____ Given information

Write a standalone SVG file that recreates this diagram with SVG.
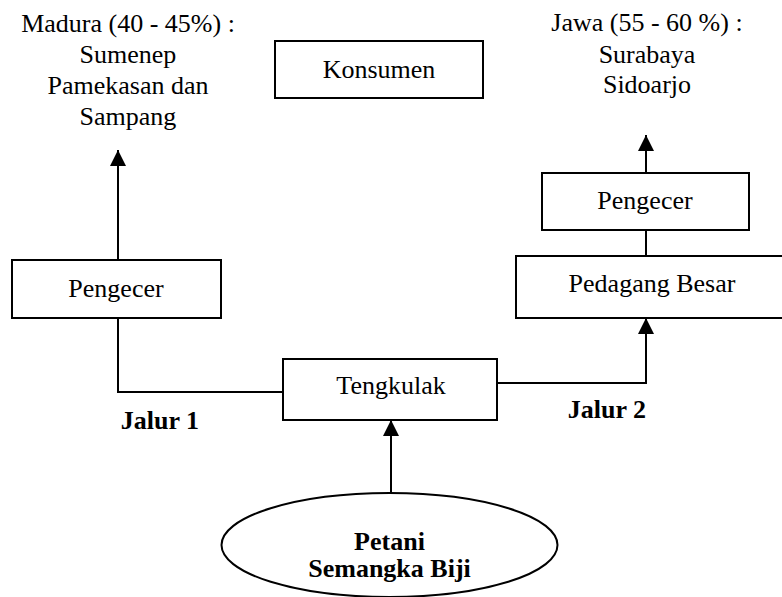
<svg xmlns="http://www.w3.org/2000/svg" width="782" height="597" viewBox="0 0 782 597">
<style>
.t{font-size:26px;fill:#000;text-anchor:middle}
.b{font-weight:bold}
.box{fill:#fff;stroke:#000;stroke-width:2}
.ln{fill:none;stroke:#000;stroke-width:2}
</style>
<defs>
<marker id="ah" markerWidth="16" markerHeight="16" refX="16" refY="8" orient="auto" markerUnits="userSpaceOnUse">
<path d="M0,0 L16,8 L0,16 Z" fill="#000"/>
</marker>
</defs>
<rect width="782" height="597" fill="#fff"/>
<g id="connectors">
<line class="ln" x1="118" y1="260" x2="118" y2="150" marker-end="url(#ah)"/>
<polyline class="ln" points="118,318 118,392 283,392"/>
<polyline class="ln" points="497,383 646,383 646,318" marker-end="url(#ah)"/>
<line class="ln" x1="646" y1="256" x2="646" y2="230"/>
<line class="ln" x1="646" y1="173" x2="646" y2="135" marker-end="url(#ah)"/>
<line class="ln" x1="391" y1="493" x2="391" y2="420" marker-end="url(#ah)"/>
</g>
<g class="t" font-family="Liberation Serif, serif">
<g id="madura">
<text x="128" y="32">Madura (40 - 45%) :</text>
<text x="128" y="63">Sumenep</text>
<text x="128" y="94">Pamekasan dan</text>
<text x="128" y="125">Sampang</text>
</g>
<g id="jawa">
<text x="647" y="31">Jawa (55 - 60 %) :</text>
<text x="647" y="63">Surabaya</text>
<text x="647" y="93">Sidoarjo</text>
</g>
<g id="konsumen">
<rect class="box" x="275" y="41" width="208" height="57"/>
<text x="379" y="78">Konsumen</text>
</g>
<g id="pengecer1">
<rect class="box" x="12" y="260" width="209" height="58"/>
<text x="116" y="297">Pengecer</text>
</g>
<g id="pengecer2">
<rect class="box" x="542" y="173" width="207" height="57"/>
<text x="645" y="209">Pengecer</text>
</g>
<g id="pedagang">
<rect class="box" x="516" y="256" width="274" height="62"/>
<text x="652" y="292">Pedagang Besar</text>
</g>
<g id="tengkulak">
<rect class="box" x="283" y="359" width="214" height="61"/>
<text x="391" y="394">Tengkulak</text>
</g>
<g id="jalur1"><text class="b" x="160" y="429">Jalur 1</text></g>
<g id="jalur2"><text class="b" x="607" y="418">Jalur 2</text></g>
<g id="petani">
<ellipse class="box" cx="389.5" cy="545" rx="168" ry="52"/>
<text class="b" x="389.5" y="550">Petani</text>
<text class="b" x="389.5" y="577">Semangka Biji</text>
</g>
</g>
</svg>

________

Written instruction ::
Leave out the pictures and reproduce the rest of the listing exactly.

Exercise response ::
Write a standalone SVG file that recreates this diagram with SVG.
<svg xmlns="http://www.w3.org/2000/svg" width="782" height="597" viewBox="0 0 782 597">
<style>
.t{font-size:26px;fill:#000;text-anchor:middle}
.b{font-weight:bold}
.box{fill:#fff;stroke:#000;stroke-width:2}
.ln{fill:none;stroke:#000;stroke-width:2}
</style>
<defs>
<marker id="ah" markerWidth="16" markerHeight="16" refX="16" refY="8" orient="auto" markerUnits="userSpaceOnUse">
<path d="M0,0 L16,8 L0,16 Z" fill="#000"/>
</marker>
</defs>
<rect width="782" height="597" fill="#fff"/>
<g id="connectors">
<line class="ln" x1="118" y1="260" x2="118" y2="150" marker-end="url(#ah)"/>
<polyline class="ln" points="118,318 118,392 283,392"/>
<polyline class="ln" points="497,383 646,383 646,318" marker-end="url(#ah)"/>
<line class="ln" x1="646" y1="256" x2="646" y2="230"/>
<line class="ln" x1="646" y1="173" x2="646" y2="135" marker-end="url(#ah)"/>
<line class="ln" x1="391" y1="493" x2="391" y2="420" marker-end="url(#ah)"/>
</g>
<g class="t" font-family="Liberation Serif, serif">
<g id="madura">
<text x="128" y="32">Madura (40 - 45%) :</text>
<text x="128" y="63">Sumenep</text>
<text x="128" y="94">Pamekasan dan</text>
<text x="128" y="125">Sampang</text>
</g>
<g id="jawa">
<text x="647" y="31">Jawa (55 - 60 %) :</text>
<text x="647" y="63">Surabaya</text>
<text x="647" y="93">Sidoarjo</text>
</g>
<g id="konsumen">
<rect class="box" x="275" y="41" width="208" height="57"/>
<text x="379" y="78">Konsumen</text>
</g>
<g id="pengecer1">
<rect class="box" x="12" y="260" width="209" height="58"/>
<text x="116" y="297">Pengecer</text>
</g>
<g id="pengecer2">
<rect class="box" x="542" y="173" width="207" height="57"/>
<text x="645" y="209">Pengecer</text>
</g>
<g id="pedagang">
<rect class="box" x="516" y="256" width="274" height="62"/>
<text x="652" y="292">Pedagang Besar</text>
</g>
<g id="tengkulak">
<rect class="box" x="283" y="359" width="214" height="61"/>
<text x="391" y="394">Tengkulak</text>
</g>
<g id="jalur1"><text class="b" x="160" y="429">Jalur 1</text></g>
<g id="jalur2"><text class="b" x="607" y="418">Jalur 2</text></g>
<g id="petani">
<ellipse class="box" cx="389.5" cy="545" rx="168" ry="52"/>
<text class="b" x="389.5" y="550">Petani</text>
<text class="b" x="389.5" y="577">Semangka Biji</text>
</g>
</g>
</svg>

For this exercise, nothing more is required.